• TASK STATEMENT
Extract only the lines running from the top of the entries to the line that holds "import plotly.graph_objects as go". Include that line and omit the pictures.

• PROVIDED RECORDS
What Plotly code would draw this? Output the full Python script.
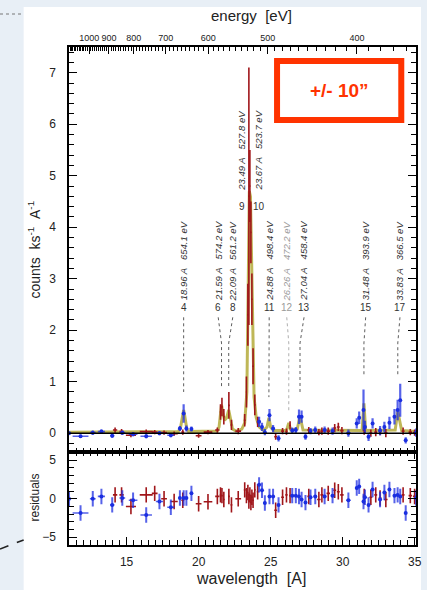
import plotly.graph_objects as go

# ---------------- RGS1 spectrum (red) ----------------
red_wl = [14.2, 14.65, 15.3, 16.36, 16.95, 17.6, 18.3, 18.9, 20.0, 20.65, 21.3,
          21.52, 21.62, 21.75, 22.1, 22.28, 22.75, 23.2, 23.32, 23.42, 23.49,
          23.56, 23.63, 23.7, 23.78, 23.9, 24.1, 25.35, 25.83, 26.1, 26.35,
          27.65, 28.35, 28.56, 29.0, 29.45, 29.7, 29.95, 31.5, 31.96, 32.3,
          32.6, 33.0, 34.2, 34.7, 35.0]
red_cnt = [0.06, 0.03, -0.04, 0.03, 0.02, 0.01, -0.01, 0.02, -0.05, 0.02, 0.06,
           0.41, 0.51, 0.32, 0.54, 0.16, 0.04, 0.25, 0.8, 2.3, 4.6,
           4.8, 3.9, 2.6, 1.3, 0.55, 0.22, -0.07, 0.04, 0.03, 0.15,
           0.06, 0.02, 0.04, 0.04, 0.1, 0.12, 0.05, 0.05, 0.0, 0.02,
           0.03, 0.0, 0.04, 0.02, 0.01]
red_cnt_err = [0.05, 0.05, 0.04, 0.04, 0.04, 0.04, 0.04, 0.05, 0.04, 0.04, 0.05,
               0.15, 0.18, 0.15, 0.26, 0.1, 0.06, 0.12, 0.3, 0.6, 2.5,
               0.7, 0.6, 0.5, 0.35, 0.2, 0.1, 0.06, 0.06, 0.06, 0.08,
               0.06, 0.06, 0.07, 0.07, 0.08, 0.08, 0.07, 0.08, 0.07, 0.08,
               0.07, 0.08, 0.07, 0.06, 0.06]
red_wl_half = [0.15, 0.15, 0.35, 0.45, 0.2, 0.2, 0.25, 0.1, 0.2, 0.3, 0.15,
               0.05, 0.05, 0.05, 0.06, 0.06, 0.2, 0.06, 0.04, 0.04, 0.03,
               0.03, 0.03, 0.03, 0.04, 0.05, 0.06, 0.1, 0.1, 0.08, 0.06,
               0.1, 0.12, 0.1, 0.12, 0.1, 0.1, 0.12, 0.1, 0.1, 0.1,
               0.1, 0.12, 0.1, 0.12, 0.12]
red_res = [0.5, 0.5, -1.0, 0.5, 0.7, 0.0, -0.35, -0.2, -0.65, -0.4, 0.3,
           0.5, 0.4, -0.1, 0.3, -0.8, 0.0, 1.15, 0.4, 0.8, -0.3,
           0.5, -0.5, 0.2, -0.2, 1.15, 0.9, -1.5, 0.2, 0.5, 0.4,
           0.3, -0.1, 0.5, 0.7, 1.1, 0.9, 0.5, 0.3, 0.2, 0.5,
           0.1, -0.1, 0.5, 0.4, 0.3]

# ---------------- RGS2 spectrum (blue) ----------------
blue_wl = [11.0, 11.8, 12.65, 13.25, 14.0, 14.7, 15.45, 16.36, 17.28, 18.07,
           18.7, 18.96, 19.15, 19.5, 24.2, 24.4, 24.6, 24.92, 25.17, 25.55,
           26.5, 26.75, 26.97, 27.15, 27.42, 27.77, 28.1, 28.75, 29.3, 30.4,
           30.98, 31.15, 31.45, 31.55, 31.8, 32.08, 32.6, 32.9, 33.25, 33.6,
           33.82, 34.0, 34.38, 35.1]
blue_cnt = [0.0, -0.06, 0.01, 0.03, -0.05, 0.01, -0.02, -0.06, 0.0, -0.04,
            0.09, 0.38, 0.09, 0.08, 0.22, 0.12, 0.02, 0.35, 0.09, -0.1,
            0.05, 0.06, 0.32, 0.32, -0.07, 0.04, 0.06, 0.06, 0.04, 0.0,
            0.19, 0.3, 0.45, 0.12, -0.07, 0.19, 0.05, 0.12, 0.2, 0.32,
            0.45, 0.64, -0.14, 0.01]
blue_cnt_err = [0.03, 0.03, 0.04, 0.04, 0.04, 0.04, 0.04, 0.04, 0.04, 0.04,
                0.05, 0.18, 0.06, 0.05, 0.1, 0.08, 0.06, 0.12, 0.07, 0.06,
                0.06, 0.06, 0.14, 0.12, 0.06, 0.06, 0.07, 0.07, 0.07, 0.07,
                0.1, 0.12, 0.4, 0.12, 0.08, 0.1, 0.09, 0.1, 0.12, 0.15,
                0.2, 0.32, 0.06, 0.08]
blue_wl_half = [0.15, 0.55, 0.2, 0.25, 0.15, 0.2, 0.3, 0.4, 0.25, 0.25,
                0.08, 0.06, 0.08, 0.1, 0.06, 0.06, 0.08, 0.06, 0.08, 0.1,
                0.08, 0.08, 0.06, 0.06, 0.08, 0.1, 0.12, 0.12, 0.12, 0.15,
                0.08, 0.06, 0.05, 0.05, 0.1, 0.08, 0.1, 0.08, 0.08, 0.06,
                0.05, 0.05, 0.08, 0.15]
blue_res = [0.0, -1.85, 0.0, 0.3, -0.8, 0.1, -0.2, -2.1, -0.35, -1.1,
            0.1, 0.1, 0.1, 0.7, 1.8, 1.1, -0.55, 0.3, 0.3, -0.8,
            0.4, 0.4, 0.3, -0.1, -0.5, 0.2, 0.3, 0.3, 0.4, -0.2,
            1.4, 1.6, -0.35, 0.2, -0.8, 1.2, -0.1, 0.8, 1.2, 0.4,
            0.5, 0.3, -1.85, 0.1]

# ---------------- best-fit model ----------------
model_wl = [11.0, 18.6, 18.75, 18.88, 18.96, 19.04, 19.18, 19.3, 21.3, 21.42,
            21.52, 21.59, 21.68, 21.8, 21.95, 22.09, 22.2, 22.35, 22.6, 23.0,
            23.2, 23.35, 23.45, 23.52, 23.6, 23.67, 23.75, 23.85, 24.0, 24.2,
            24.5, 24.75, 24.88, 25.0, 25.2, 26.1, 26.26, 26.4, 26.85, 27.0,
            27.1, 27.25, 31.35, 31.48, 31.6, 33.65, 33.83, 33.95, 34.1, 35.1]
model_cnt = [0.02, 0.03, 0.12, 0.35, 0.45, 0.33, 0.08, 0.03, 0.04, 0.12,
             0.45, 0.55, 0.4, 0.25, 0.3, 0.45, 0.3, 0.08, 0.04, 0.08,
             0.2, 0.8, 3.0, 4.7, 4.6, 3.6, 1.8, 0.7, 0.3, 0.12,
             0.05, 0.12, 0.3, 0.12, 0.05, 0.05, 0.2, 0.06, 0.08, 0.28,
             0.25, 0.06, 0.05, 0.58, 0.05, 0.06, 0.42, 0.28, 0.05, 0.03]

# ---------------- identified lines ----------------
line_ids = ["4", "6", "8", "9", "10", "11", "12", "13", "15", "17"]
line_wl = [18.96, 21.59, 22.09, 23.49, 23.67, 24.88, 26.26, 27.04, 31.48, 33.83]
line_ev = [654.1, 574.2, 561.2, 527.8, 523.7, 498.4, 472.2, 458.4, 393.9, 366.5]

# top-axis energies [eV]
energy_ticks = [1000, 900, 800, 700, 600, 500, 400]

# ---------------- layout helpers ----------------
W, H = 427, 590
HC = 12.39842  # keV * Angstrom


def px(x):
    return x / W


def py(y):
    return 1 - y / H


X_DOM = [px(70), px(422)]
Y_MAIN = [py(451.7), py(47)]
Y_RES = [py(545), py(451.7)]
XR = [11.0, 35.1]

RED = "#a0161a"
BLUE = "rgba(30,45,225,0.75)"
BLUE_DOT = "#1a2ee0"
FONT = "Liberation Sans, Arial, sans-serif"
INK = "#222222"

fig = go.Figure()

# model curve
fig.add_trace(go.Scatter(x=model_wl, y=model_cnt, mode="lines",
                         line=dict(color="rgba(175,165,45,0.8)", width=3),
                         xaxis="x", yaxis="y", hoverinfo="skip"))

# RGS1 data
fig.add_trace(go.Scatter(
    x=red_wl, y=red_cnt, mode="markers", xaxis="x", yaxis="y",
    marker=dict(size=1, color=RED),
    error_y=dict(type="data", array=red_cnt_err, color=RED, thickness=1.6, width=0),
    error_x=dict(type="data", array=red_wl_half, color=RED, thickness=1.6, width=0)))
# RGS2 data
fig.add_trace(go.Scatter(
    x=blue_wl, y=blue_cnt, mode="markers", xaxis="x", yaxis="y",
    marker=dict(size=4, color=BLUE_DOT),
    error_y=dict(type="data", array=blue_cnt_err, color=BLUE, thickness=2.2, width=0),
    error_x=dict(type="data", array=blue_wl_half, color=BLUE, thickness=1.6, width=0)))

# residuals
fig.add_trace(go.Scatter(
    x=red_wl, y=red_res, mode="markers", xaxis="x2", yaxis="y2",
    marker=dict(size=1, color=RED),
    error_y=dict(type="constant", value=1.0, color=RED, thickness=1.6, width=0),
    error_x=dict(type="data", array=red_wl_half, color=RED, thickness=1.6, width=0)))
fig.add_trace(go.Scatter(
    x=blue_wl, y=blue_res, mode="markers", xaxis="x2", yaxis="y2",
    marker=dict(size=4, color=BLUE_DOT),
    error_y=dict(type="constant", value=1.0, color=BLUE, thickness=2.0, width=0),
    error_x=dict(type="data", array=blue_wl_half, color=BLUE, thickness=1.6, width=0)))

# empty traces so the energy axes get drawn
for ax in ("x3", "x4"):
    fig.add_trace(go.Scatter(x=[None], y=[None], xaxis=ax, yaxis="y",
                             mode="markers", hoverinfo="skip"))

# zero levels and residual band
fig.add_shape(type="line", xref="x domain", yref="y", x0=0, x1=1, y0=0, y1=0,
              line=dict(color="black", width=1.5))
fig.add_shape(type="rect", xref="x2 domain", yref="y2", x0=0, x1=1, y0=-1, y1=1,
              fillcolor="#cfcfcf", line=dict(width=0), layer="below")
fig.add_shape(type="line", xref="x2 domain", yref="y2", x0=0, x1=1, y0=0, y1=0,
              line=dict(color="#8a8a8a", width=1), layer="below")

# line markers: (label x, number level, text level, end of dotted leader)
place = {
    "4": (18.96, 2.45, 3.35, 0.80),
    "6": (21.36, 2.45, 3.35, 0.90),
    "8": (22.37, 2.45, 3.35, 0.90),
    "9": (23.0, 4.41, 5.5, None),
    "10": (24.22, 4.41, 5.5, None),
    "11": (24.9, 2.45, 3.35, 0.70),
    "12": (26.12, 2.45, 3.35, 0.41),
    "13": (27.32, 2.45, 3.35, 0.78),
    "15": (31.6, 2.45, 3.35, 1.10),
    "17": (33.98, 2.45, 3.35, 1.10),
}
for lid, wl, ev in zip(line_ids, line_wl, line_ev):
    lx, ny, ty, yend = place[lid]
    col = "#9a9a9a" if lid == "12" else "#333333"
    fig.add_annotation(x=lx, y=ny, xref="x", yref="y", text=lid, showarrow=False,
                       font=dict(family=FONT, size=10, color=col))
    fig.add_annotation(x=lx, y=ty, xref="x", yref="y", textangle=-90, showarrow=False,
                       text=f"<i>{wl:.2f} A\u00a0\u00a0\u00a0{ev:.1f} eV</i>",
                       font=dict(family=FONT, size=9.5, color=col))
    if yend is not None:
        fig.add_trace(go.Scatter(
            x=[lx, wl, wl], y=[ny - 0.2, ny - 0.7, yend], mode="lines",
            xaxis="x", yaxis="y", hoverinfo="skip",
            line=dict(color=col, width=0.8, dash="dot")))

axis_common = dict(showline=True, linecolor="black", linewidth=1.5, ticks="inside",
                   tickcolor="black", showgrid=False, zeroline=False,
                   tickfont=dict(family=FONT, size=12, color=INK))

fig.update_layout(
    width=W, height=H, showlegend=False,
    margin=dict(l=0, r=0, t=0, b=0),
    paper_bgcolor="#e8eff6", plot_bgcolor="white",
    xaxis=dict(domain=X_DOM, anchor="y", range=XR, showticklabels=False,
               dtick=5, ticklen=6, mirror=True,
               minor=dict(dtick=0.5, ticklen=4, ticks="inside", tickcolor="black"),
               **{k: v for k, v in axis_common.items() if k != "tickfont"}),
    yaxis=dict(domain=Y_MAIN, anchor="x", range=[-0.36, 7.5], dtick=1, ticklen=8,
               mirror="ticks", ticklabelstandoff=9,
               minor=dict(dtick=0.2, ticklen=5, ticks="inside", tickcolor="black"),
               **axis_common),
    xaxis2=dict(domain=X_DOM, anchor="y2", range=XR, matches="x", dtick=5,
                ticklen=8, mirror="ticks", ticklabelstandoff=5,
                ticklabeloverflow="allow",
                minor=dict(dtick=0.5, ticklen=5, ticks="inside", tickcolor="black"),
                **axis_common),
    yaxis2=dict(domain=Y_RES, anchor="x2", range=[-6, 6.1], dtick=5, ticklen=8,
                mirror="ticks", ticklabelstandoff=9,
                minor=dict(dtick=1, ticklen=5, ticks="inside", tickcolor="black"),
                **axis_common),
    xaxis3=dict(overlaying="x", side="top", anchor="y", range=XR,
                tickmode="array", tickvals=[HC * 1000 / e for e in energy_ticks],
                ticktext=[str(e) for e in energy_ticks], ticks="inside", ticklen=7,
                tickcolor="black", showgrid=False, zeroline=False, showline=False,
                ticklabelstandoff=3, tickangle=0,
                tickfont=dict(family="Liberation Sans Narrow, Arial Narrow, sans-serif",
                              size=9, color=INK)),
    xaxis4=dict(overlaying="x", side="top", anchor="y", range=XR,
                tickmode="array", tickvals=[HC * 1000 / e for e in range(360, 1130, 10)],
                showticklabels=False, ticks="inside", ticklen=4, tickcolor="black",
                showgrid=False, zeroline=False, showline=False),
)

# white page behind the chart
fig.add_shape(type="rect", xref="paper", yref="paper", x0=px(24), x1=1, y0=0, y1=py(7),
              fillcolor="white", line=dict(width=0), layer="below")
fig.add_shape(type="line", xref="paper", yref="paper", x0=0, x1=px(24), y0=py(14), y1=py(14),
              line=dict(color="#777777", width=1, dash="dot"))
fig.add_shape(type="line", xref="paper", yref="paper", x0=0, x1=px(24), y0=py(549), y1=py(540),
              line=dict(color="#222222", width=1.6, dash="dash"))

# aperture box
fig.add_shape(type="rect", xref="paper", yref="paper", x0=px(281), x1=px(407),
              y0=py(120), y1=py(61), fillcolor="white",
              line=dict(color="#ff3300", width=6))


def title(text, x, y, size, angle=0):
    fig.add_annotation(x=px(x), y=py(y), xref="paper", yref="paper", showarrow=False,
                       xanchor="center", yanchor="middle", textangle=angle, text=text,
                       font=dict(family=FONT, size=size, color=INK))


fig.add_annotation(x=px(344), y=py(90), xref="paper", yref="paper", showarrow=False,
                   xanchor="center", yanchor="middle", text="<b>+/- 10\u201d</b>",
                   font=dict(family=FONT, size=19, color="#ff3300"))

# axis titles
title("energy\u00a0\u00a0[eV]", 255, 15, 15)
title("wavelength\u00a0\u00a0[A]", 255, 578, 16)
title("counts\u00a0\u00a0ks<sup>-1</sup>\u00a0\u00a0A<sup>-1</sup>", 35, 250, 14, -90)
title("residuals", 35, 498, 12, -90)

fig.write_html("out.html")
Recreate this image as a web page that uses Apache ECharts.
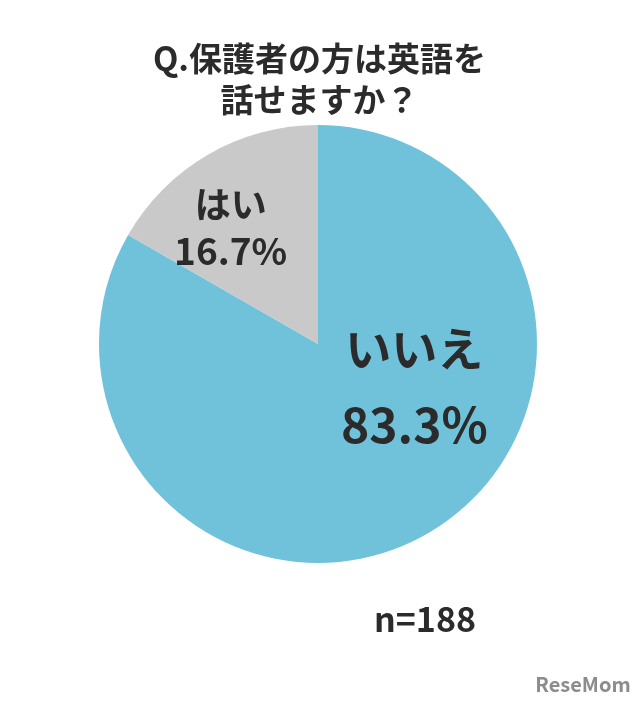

• SOLUTION FOR THIS EXERCISE
What Plotly code would draw this? Output the full Python script.
import plotly.graph_objects as go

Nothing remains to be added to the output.